To illustrate what he means by adaptive learning, Roemmich uses the example of swinging a baseball bat with a weighted ‘donut’ on the end (a rowing example might be putting some extra load on the oar). In either case, the athlete can immediately feel that something is different and has to change the way he or she executes the swing of the bat (or drive phase of the stroke) to move it at the desired velocity.

“This recalibration is adaptive learning taking place,” Roemmich notes. “You are learning to use a familiar tool in unusual conditions.”

In rowing, something as simple as variable water conditions can lead to many such small-scale situations even within a single session.

“These are situations where you learn from the mistakes that you feel. For example, ‘the bat or oar feels heavier than I expected, the water is harder to push than I expected.’ This type of learning we find to be uninfluenced by external feedback (as may be given by a coach),” says Roemmich.
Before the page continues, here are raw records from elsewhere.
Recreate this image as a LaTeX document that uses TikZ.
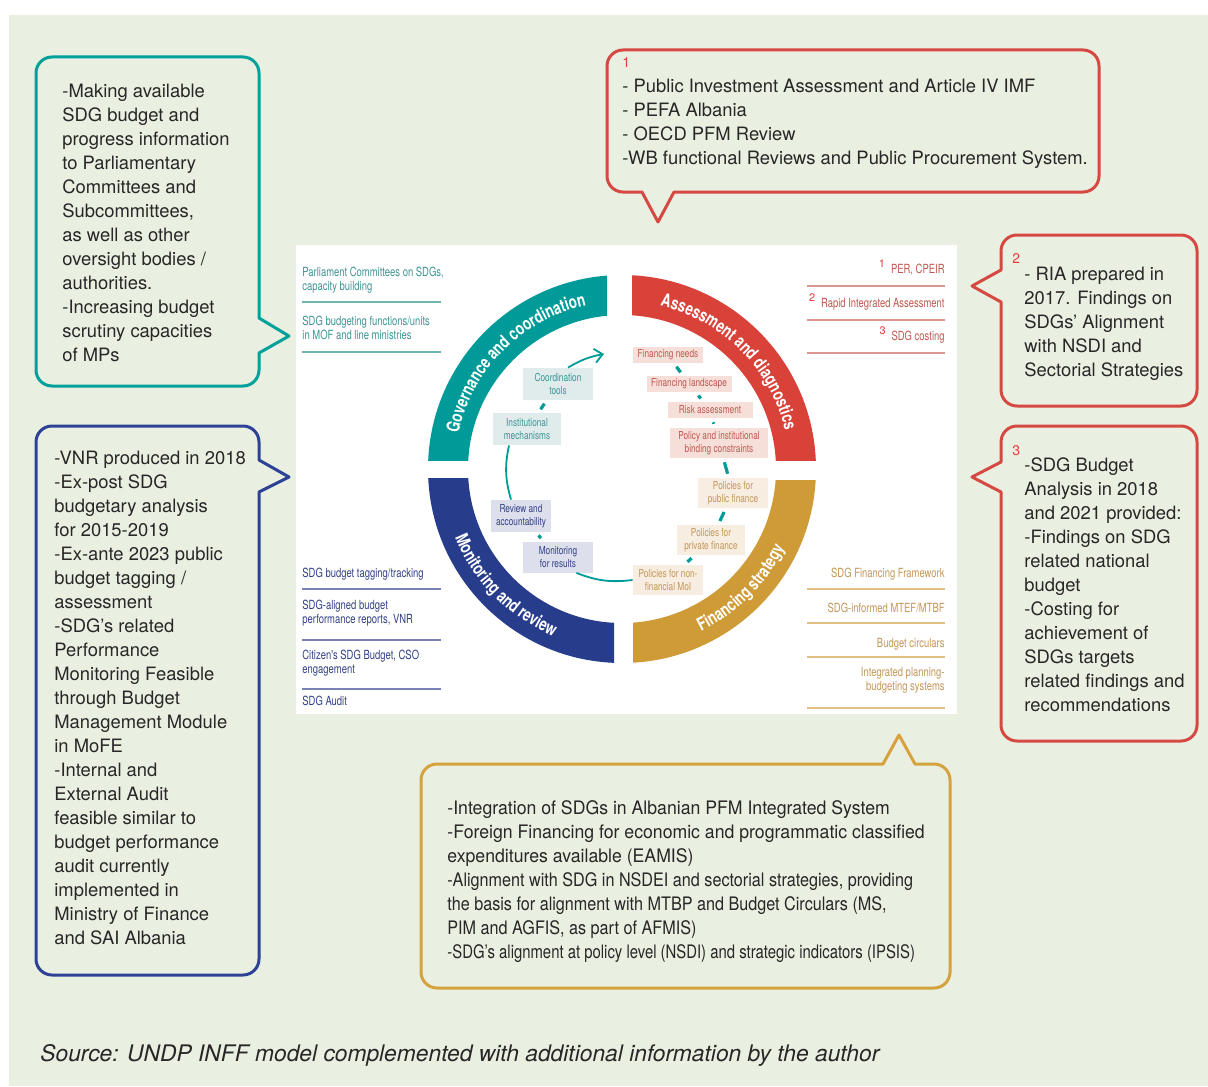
\documentclass[tikz,border=0pt]{standalone}
\usepackage{fontspec}
\setmainfont{TeX Gyre Heros}
\newfontfamily\narrowfont[FakeStretch=0.75]{TeX Gyre Heros}
\newfontfamily\tightfont[FakeStretch=0.95]{TeX Gyre Heros}
\newfontfamily\tighterfont[FakeStretch=0.87]{TeX Gyre Heros}
\newfontfamily\tightestfont[FakeStretch=0.8]{TeX Gyre Heros}
\usetikzlibrary{arrows.meta, calc, decorations.text}
\definecolor{bggreen}{RGB}{233,240,225}
\definecolor{bodytext}{RGB}{40,38,38}
\definecolor{numred}{RGB}{226,62,58}
\definecolor{calloutteal}{RGB}{0,160,155}
\definecolor{calloutblue}{RGB}{45,65,150}
\definecolor{calloutred}{RGB}{214,72,66}
\definecolor{calloutorange}{RGB}{214,162,62}
\definecolor{govteal}{RGB}{0,155,152}
\definecolor{assred}{RGB}{216,66,56}
\definecolor{monblue}{RGB}{40,60,140}
\definecolor{finorange}{RGB}{207,155,55}
\definecolor{tealtext}{RGB}{60,148,148}
\definecolor{bluetext}{RGB}{50,64,135}
\definecolor{redtext}{RGB}{190,88,80}
\definecolor{orangetext}{RGB}{196,150,88}
\definecolor{tealrule}{RGB}{110,180,178}
\definecolor{bluerule}{RGB}{120,130,180}
\definecolor{redrule}{RGB}{218,150,145}
\definecolor{orangerule}{RGB}{226,192,132}
\definecolor{tealbox}{RGB}{224,235,235}
\definecolor{bluebox}{RGB}{221,223,236}
\definecolor{redbox}{RGB}{247,223,217}
\definecolor{orangebox}{RGB}{247,237,224}
\newcommand\ringfont{\narrowfont\bfseries\fontsize{9}{11}\selectfont}
\newcommand\refmark[1]{\textcolor{numred}{\normalfont\fontsize{5.5}{6}\selectfont\raisebox{3pt}{#1}}\hspace{3pt}}

\begin{document}
\begin{tikzpicture}[x=0.5pt, y=-0.5pt,
  callout/.style={line width=1.5pt, line join=round},
  calltext/.style={anchor=base west, align=left, inner sep=0pt, text=bodytext, font=\fontsize{9.2}{12}\selectfont},
  numtag/.style={anchor=base west, inner sep=0pt, text=numred, font=\fontsize{7}{8}\selectfont},
  sidelabel/.style={inner sep=0pt, font=\narrowfont\fontsize{6.3}{7}\selectfont},
  siderule/.style={line width=0.9pt},
  cyclebox/.style={inner sep=1pt, align=center, font=\narrowfont\fontsize{5.5}{6.5}\selectfont},
  cycleline/.style={govteal, line width=0.9pt},
  dashlink/.style={govteal, line width=1.6pt, shorten >=2pt, shorten <=2pt},
  ringtext/.style={decorate, decoration={text along path, text align=center, text color=white, text={|\ringfont|#1}}}]

\useasboundingbox (0,0) rectangle (1208,1086);
\fill[white] (0,0) rectangle (1208,1086);
\fill[bggreen] (9,15) rectangle (1208,1086);

\draw[callout, calloutteal] (52,57) -- (243,57) arc[start angle=90, end angle=0, radius=8pt] -- (259,318) -- (289,336) -- (259,353) -- (259,370) arc[start angle=0, end angle=-90, radius=8pt] -- (52,386) arc[start angle=270, end angle=180, radius=8pt] -- (36,73) arc[start angle=180, end angle=90, radius=8pt] -- cycle;
\draw[callout, calloutblue] (52,426) -- (243,426) arc[start angle=90, end angle=0, radius=8pt] -- (259,460) -- (289,477) -- (259,492) -- (259,959) arc[start angle=0, end angle=-90, radius=8pt] -- (52,975) arc[start angle=270, end angle=180, radius=8pt] -- (36,442) arc[start angle=180, end angle=90, radius=8pt] -- cycle;
\draw[callout, calloutred] (623,50) -- (1083,50) arc[start angle=90, end angle=0, radius=8pt] -- (1099,176) arc[start angle=0, end angle=-90, radius=8pt] -- (674,192) -- (658,222) -- (642,192) -- (623,192) arc[start angle=270, end angle=180, radius=8pt] -- (607,66) arc[start angle=180, end angle=90, radius=8pt] -- cycle;
\draw[callout, calloutred] (1017,235) -- (1181,235) arc[start angle=90, end angle=0, radius=8pt] -- (1197,390) arc[start angle=0, end angle=-90, radius=8pt] -- (1017,406) arc[start angle=270, end angle=180, radius=8pt] -- (1001,302) -- (972,286) -- (1001,270) -- (1001,251) arc[start angle=180, end angle=90, radius=8pt] -- cycle;
\draw[callout, calloutred] (1017,426) -- (1181,426) arc[start angle=90, end angle=0, radius=8pt] -- (1197,725) arc[start angle=0, end angle=-90, radius=8pt] -- (1017,741) arc[start angle=270, end angle=180, radius=8pt] -- (1001,492) -- (972,477) -- (1001,462) -- (1001,442) arc[start angle=180, end angle=90, radius=8pt] -- cycle;
\draw[callout, calloutorange] (437,764) -- (883,764) -- (899,735) -- (915,764) -- (934,764) arc[start angle=90, end angle=0, radius=8pt] -- (950,972) arc[start angle=0, end angle=-90, radius=8pt] -- (437,988) arc[start angle=270, end angle=180, radius=8pt] -- (421,780) arc[start angle=180, end angle=90, radius=8pt] -- cycle;

\node[calltext] (parliament) at (62,361) {-Making available\\SDG budget and\\progress information\\to Parliamentary\\Committees and\\Subcommittees,\\as well as other\\oversight bodies /\\authorities.\\-Increasing budget\\scrutiny capacities\\of MPs};
\node[calltext] (vnr) at (54,944) {-VNR produced in 2018\\-Ex-post SDG\\budgetary analysis\\for 2015-2019\\-Ex-ante 2023 public\\budget tagging /\\assessment\\-SDG’s related\\Performance\\Monitoring Feasible\\through Budget\\Management Module\\in MoFE\\-Internal and\\External Audit\\feasible similar to\\budget performance\\audit currently\\implemented in\\Ministry of Finance\\and SAI Albania};
\node[numtag] (tagone) at (622,68) {1};
\node[calltext] (reviews) at (622,164) {- Public Investment Assessment and Article IV IMF\\- PEFA Albania\\- OECD PFM Review\\-WB functional Reviews and Public Procurement System.};
\node[numtag] (tagtwo) at (1012,263) {2};
\node[calltext] (ria) at (1024,376) {- RIA prepared in\\2017. Findings on\\SDGs’ Alignment\\with NSDI and\\Sectorial Strategies};
\node[numtag] (tagthree) at (1012,455) {3};
\node[calltext] (analysis) at (1024,711) {-SDG Budget\\Analysis in 2018\\and 2021 provided:\\-Findings on SDG\\related national\\budget\\-Costing for\\achievement of\\SDGs targets\\related findings and\\recommendations};
\node[calltext, font=\tightfont\fontsize{9.3}{12}\selectfont] (integration) at (447,958) {-Integration of SDGs in Albanian PFM Integrated System\\-Foreign Financing for economic and programmatic classified\\expenditures available (EAMIS)\\{\tighterfont-Alignment with SDG in NSDEI and sectorial strategies, providing}\\{\tighterfont the basis for alignment with MTBP and Budget Circulars (MS,}\\{\tighterfont PIM and AGFIS, as part of AFMIS)}\\{\tightestfont-SDG’s alignment at policy level (NSDI) and strategic indicators (IPSIS)}};
\node[anchor=base west, inner sep=0pt, text=bodytext, font=\itshape\fontsize{11.4}{13}\selectfont] (source) at (40,1061) {Source: UNDP INFF model complemented with additional information by the author};

\fill[white] (296,245) rectangle (957,714);
\coordinate (ring) at (622,469);
\foreach \col/\xa/\ya/\xb/\yb in {govteal/296/245/607/460, assred/632/245/957/460, monblue/296/478/614/714, finorange/633/480/957/714} {
  \begin{scope}
    \clip (\xa,\ya) rectangle (\xb,\yb);
    \fill[\col, even odd rule] (ring) circle[radius=97pt] (ring) circle[radius=77pt];
  \end{scope}
}
\path[ringtext={Governance and coordination}] ($(ring)+(178:83.7pt)$) arc[start angle=178, end angle=92, radius=83.7pt];
\path[ringtext={Assessment and diagnostics}] ($(ring)+(88:83.7pt)$) arc[start angle=88, end angle=2, radius=83.7pt];
\path[ringtext={Monitoring and review}] ($(ring)+(182:90.3pt)$) arc[start angle=182, end angle=268, radius=90.3pt];
\path[ringtext={Financing strategy}] ($(ring)+(272:90.3pt)$) arc[start angle=272, end angle=358, radius=90.3pt];

\node[sidelabel, text=tealtext, anchor=base west, align=left] (parlcom) at (302,290) {Parliament Committees on SDGs,\\capacity building};
\node[sidelabel, text=tealtext, anchor=base west, align=left] (units) at (302,339) {SDG budgeting functions/units\\in MOF and line ministries};
\draw[siderule, tealrule] (302,302) -- (441,302);
\draw[siderule, tealrule] (302,352) -- (441,352);
\node[sidelabel, text=bluetext, anchor=base west, align=left] (tagging) at (302,577) {SDG budget tagging/tracking};
\node[sidelabel, text=bluetext, anchor=base west, align=left] (aligned) at (302,623) {SDG-aligned budget\\performance reports, VNR};
\node[sidelabel, text=bluetext, anchor=base west, align=left] (citizen) at (302,673) {Citizen's SDG Budget, CSO\\engagement};
\node[sidelabel, text=bluetext, anchor=base west, align=left] (audit) at (302,705) {SDG Audit};
\draw[siderule, bluerule] (302,589) -- (441,589);
\draw[siderule, bluerule] (302,640) -- (441,640);
\draw[siderule, bluerule] (302,689) -- (441,689);
\node[sidelabel, text=redtext, anchor=base east] (per) at (945,273) {\refmark{1}PER, CPEIR};
\node[sidelabel, text=redtext, anchor=base east] (rapid) at (945,307) {\refmark{2}Rapid Integrated Assessment};
\node[sidelabel, text=redtext, anchor=base east] (costing) at (945,340) {\refmark{3}SDG costing};
\draw[siderule, redrule] (807,286) -- (945,286);
\draw[siderule, redrule] (807,320) -- (945,320);
\draw[siderule, redrule] (807,353) -- (945,353);
\node[sidelabel, text=orangetext, anchor=base east] (sff) at (945,577) {SDG Financing Framework};
\node[sidelabel, text=orangetext, anchor=base east] (mtef) at (945,612) {SDG-informed MTEF/MTBF};
\node[sidelabel, text=orangetext, anchor=base east] (circulars) at (945,647) {Budget circulars};
\node[sidelabel, text=orangetext, anchor=base east, align=right] (ipb) at (945,690) {Integrated planning-\\budgeting systems};
\draw[siderule, orangerule] (807,589) -- (945,589);
\draw[siderule, orangerule] (807,623) -- (945,623);
\draw[siderule, orangerule] (807,657) -- (945,657);
\draw[siderule, orangerule] (807,708) -- (945,708);

\node[cyclebox, fill=tealbox, text=tealtext, minimum width=35pt, minimum height=16pt] (coord) at (558,384) {Coordination\\tools};
\node[cyclebox, fill=tealbox, text=tealtext, minimum width=34pt, minimum height=16pt] (inst) at (527,429) {Institutional\\mechanisms};
\node[cyclebox, fill=bluebox, text=bluetext, minimum width=30pt, minimum height=16pt] (review) at (521,516) {Review and\\accountability};
\node[cyclebox, fill=bluebox, text=bluetext, minimum width=35pt, minimum height=15.5pt] (monit) at (558,557) {Monitoring\\for results};
\node[cyclebox, fill=redbox, text=redtext, minimum width=35pt, minimum height=8pt] (needs) at (668,355) {Financing needs};
\node[cyclebox, fill=redbox, text=redtext, minimum width=42.5pt, minimum height=8pt] (landsc) at (689,384) {Financing landscape};
\node[cyclebox, fill=redbox, text=redtext, minimum width=42.5pt, minimum height=8pt] (risk) at (710,410) {Risk assessment};
\node[cyclebox, fill=redbox, text=redtext, minimum width=49pt, minimum height=15pt] (policy) at (719,443) {Policy and institutional\\binding constraints};
\node[cyclebox, fill=orangebox, text=orangetext, minimum width=35pt, minimum height=15pt] (pubfin) at (733,493) {Policies for\\public finance};
\node[cyclebox, fill=orangebox, text=orangetext, minimum width=34pt, minimum height=15pt] (privfin) at (711,540) {Policies for\\private finance};
\node[cyclebox, fill=orangebox, text=orangetext, minimum width=35pt, minimum height=15pt] (nonfin) at (668,580) {Policies for non-\\financial MoI};
\coordinate (tip) at (604,354);

\draw[cycleline, -{Straight Barb[length=4pt, width=7pt]}] ([xshift=5pt]coord.north) to[bend left=10] (tip);
\draw[cycleline] ([xshift=-9pt]inst.south) to[bend right=14] ([xshift=-5pt]review.north);
\draw[cycleline] ([xshift=-8.5pt]monit.south east) to[bend right=14] (nonfin.west);
\draw[dashlink] (coord) -- (inst);
\draw[dashlink] (review) -- (monit);
\draw[dashlink] (needs) -- (landsc);
\draw[dashlink] (landsc) -- (risk);
\draw[dashlink] (risk) -- (policy);
\draw[dashlink] (policy) -- (pubfin);
\draw[dashlink] (pubfin) -- (privfin);
\draw[dashlink] (privfin) -- (nonfin);
\end{tikzpicture}
\end{document}
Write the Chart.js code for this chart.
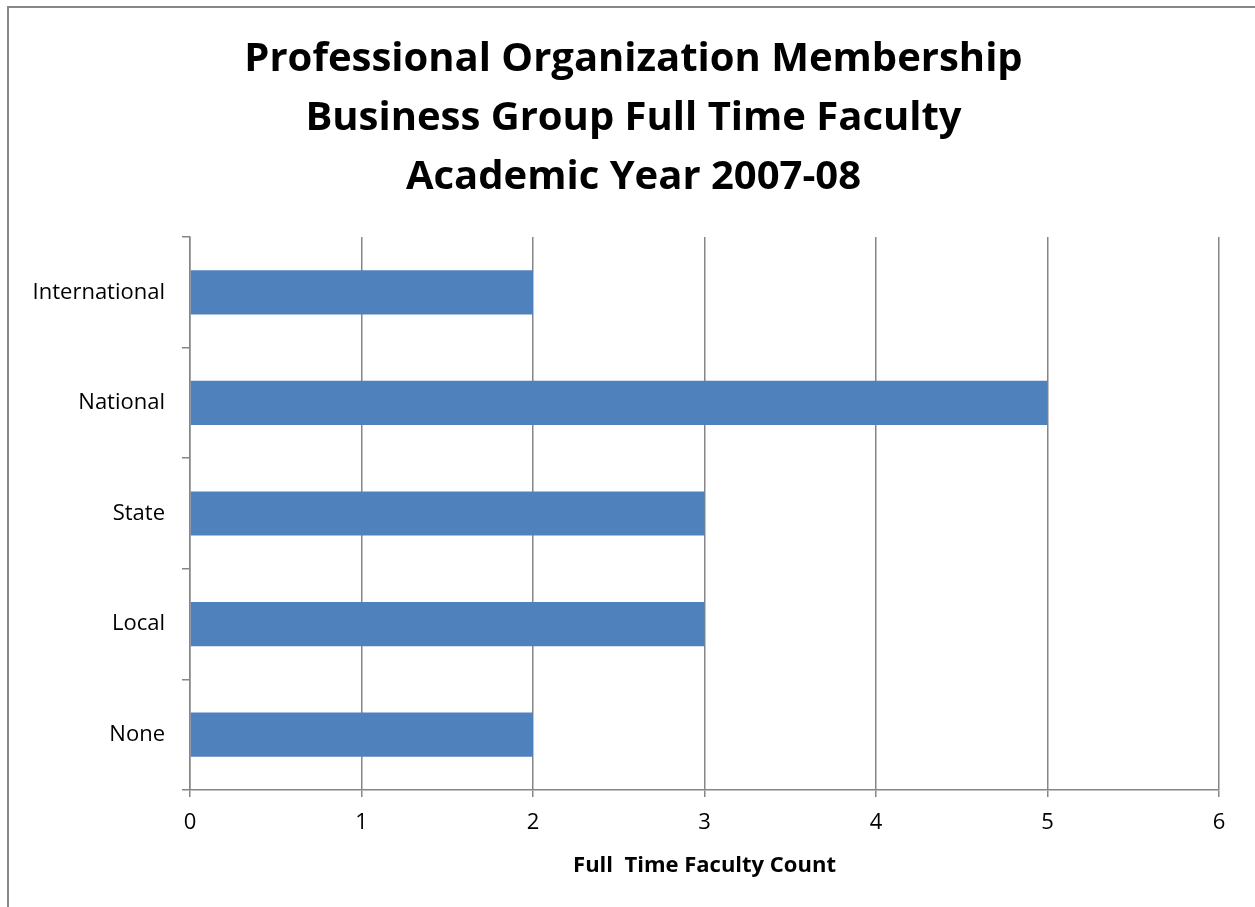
<!DOCTYPE html>
<html>
<head>
<meta charset="utf-8">
<script src="https://cdn.jsdelivr.net/npm/chart.js@4"></script>
<style>
  html, body { margin: 0; padding: 0; overflow: hidden; background: #fff; }
  #frame { position: absolute; left: 7px; top: 6px; width: 2000px; height: 2000px;
           border-left: 2px solid #878787; border-top: 2px solid #878787; }
  #chart { position: absolute; left: 0; top: 0; }
</style>
</head>
<body>
<div id="frame"></div>
<canvas id="chart" width="1255" height="907"></canvas>
<script>
const categories = ['International', 'National', 'State', 'Local', 'None'];
const facultyCounts = [2, 5, 3, 3, 2];
const titleLines = ['Professional Organization Membership', 'Business Group Full Time Faculty', 'Academic Year 2007-08'];
const axisTitle = 'Full  Time Faculty Count';

const gridGray = '#868686';
const fontFamily = '"Open Sans", Lato, sans-serif';

// the title in the original sits a bit right of the canvas centre
const titleShift = {
  id: 'titleShift',
  afterLayout(chart) {
    if (chart.titleBlock) chart.titleBlock.left += 48;
  }
};

new Chart(document.getElementById('chart'), {
  type: 'bar',
  data: {
    labels: categories,
    datasets: [{
      data: facultyCounts,
      backgroundColor: '#4F81BD',
      borderWidth: 0,
      barPercentage: 0.4,
      categoryPercentage: 1,
    }]
  },
  plugins: [titleShift],
  options: {
    indexAxis: 'y',
    responsive: false,
    animation: false,
    devicePixelRatio: 1,
    layout: { padding: { top: 30, right: 36, bottom: 0, left: 0 } },
    plugins: {
      legend: { display: false },
      tooltip: { enabled: false },
      title: {
        display: true,
        text: titleLines,
        color: '#000',
        font: { family: fontFamily, size: 40, weight: 'bold', lineHeight: 1.475 },
        padding: { top: 0, bottom: 30 },
      },
    },
    scales: {
      x: {
        min: 0,
        max: 6,
        ticks: { stepSize: 1, color: '#000', padding: 13, font: { family: fontFamily, size: 22 } },
        grid: { color: gridGray, lineWidth: 1.5, tickLength: 7 },
        border: { color: gridGray, width: 1.5 },
        title: {
          display: true,
          text: axisTitle,
          color: '#000',
          font: { family: fontFamily, size: 22, weight: 'bold' },
          padding: { top: 0, bottom: 28 },
        },
        afterFit: (scale) => { scale.height = 117; },
      },
      y: {
        ticks: { color: '#000', padding: 17, font: { family: fontFamily, size: 22 } },
        grid: { drawOnChartArea: false, color: gridGray, lineWidth: 1.5, tickLength: 8 },
        border: { color: gridGray, width: 1.5 },
        afterFit: (scale) => { scale.width = 190; },
      },
    },
  },
});
</script>
</body>
</html>
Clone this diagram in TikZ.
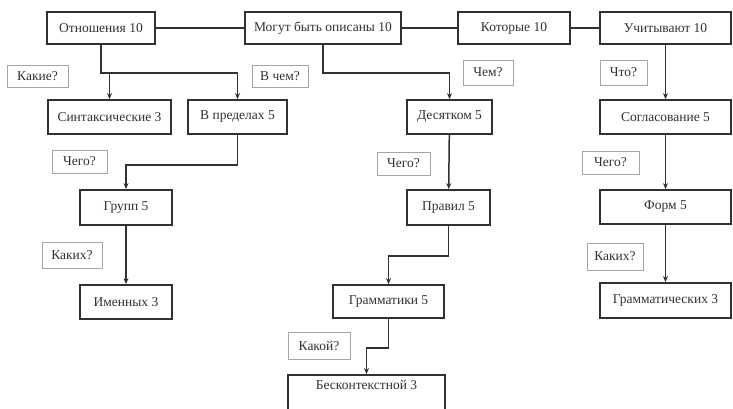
\documentclass[tikz,border=0pt]{standalone}
\usepackage{fontspec}
\setmainfont{Liberation Serif}
\usetikzlibrary{arrows.meta}
\definecolor{ink}{HTML}{333030}
\definecolor{tagline}{HTML}{A8A4A4}
\begin{document}
\begin{tikzpicture}[x=1pt,y=-1pt,
  font=\fontsize{13.5}{16}\selectfont,
  box/.style={draw=ink, line width=1.8pt, text=ink, inner sep=0pt},
  tag/.style={draw=tagline, line width=0.9pt, text=ink, inner sep=0pt},
  conn/.style={draw=ink, line width=1.5pt},
  arr/.style={conn, -{Stealth[length=6pt,width=5pt]}}]
\useasboundingbox (0,0) rectangle (733,408);
\clip (0,0) rectangle (733,408);

% top row
\node[box, minimum width=108, minimum height=32] (rel)  at (101,28)   {Отношения 10};
\node[box, minimum width=156, minimum height=32] (mog)  at (323,28)   {Могут быть описаны 10};
\node[box, minimum width=112, minimum height=32] (kot)  at (514,28)   {Которые 10};
\node[box, minimum width=131, minimum height=32] (uch)  at (665.5,28) {Учитывают 10};

% second row
\node[box, minimum width=123, minimum height=34] (sin)  at (109.5,117) {Синтаксические 3};
\node[box, minimum width=99,  minimum height=34] (pred) at (237.5,117) {В пределах 5};
\node[box, minimum width=85,  minimum height=34] (des)  at (449.5,117) {Десятком 5};
\node[box, minimum width=131, minimum height=34] (sog)  at (665.5,117) {Согласование 5};

% third row
\node[box, minimum width=92,  minimum height=35] (grp)  at (126,207.5)   {Групп 5};
\node[box, minimum width=83,  minimum height=35] (pra)  at (448.5,207.5) {Правил 5};
\node[box, minimum width=131, minimum height=34] (form) at (665.5,207)   {Форм 5};

% fourth row
\node[box, minimum width=92,  minimum height=34] (imen)  at (126,302)     {Именных 3};
\node[box, minimum width=111, minimum height=33] (gram)  at (388.5,301.5) {Грамматики 5};
\node[box, minimum width=131, minimum height=35] (gramt) at (665.5,300.5) {Грамматических 3};

% bottom box, running off the lower edge
\node[box, minimum width=157, minimum height=40, text depth=20pt] (besk) at (366.5,395) {Бесконтекстной 3};

% question tags
\node[tag, minimum width=61, minimum height=22] (q1)  at (37.5,76)    {Какие?};
\node[tag, minimum width=56, minimum height=22] (q2)  at (280,76)     {В чем?};
\node[tag, minimum width=50, minimum height=25] (q3)  at (488,72.5)   {Чем?};
\node[tag, minimum width=47, minimum height=25] (q4)  at (623.5,72.5) {Что?};
\node[tag, minimum width=55, minimum height=23] (q5)  at (79.5,161.5)  {Чего?};
\node[tag, minimum width=53, minimum height=23] (q6)  at (403.5,163.5) {Чего?};
\node[tag, minimum width=57, minimum height=23] (q7)  at (610.5,162.5) {Чего?};
\node[tag, minimum width=60, minimum height=26] (q8)  at (72,255)      {Каких?};
\node[tag, minimum width=56, minimum height=27] (q9)  at (615,256.5)   {Каких?};
\node[tag, minimum width=62, minimum height=27] (q10) at (319,345.5)   {Какой?};

% links along the top row
\draw[conn] (rel) -- (mog);
\draw[conn] (mog) -- (kot);
\draw[conn] (kot) -- (uch);

% left branch
\draw[arr] (rel.south) -- ++(0,28) coordinate (relbar) -| (pred.north);
\draw[arr] (sin.north |- relbar) -- (sin.north);
\draw[arr] (pred.south) -- ++(0,30) -| (grp.north);
\draw[arr] (grp) -- (imen);

% middle branch
\draw[arr] (mog.south) -- ++(0,28) -| (des.north);
\draw[arr] (des) -- (pra);
\draw[arr] (pra.south) -- ++(0,30) -| (gram.north);
\draw[arr] (gram.south) -- ++(0,29) -| (besk.north);

% right branch
\draw[arr] (uch) -- (sog);
\draw[arr] (sog) -- (form);
\draw[arr] (form) -- (gramt);
\end{tikzpicture}
\end{document}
However, while immediate and ongoing feedback during this sort of learning does help the athlete make changes faster, once the feedback stops, so does the improved technique. This is unless the athlete has simultaneously been ‘feeling’ through trial and error how things have changed.

Learning to change

Although their findings are highly applicable to adaptive learning situations across sports, Roemmich’s team looked specifically at movement on a split-belt treadmill. Each belt could be sped up or slowed down independently, creating unfamiliar situations where they monitored the ways people learned to change their familiar patterns of movement.

“Over time, [the participants] adaptively learn to eliminate the limp and walk symmetrically despite the asymmetry in belt speeds,” Roemmich explains. “The adaptive learning occurs because the outcome of the movement differs from what was expected – people expect the belts to move at the same speeds and walk accordingly, but adapt their waking patterns to accommodate the new environment.”

The researchers then introduced a source of external visual feedback to assess if learning improved over simply having participants feel out the changes on their own. “Walking symmetrically is more stable and costs less energy than limping,” says Roemmich. “So we thought that providing visual feedback may help people to acquire this more desirable walking pattern faster.”

While the learners did make changes more quickly with visual feedback, the changes disappeared once the feedback was removed. “This indicated that people learn to eliminate their limp by feeling the limp and correcting it themselves, while the visual feedback simply provided a sort of ‘quick fix’ that was not maintained once we took the feedback away,” says Roemmich.  

The end of coaching?

Fortunately for coaches feedback still has an essential place in athlete skill development. “Our results do not suggest that external feedback or coaching is bad for skill learning,” Roemmich says. “Instead, they suggest that coaching – while it can drive faster changes in movement – is not particularly effective for accelerating adaptive learning.”

The best method, according to Roemmich, may be a blend of both. “Many studies have suggested that providing intermittent feedback drives the longest lasting improvements in skill,” he says. “Others have also looked at the practice structure itself and found that variable practice – or practicing different movements in short, alternating intervals – can also lead to longer lasting improvements.”

“The beauty of adaptive learning,” says Roemmich, “is that it lasts even after the stimulus driving the learning has gone.”

Looking back to our rowing example of added load, while the boat feels heavy and the movement different at first, once the rower’s movements adapt, the boat feels incredibly light when the load is returned to normal (eg half boat rowing followed by full boat rowing).

“Adaptive learning inherently has lasting effects because a well-established movement pattern has been subconsciously recalibrated,” Roemmich says. “Because it’s subconscious, that recalibration lasts even upon return to a normal environment.”

It seems that there is more truth than ever to the old proverb: tell me and I forget; teach me and I may remember; involve me and I learn.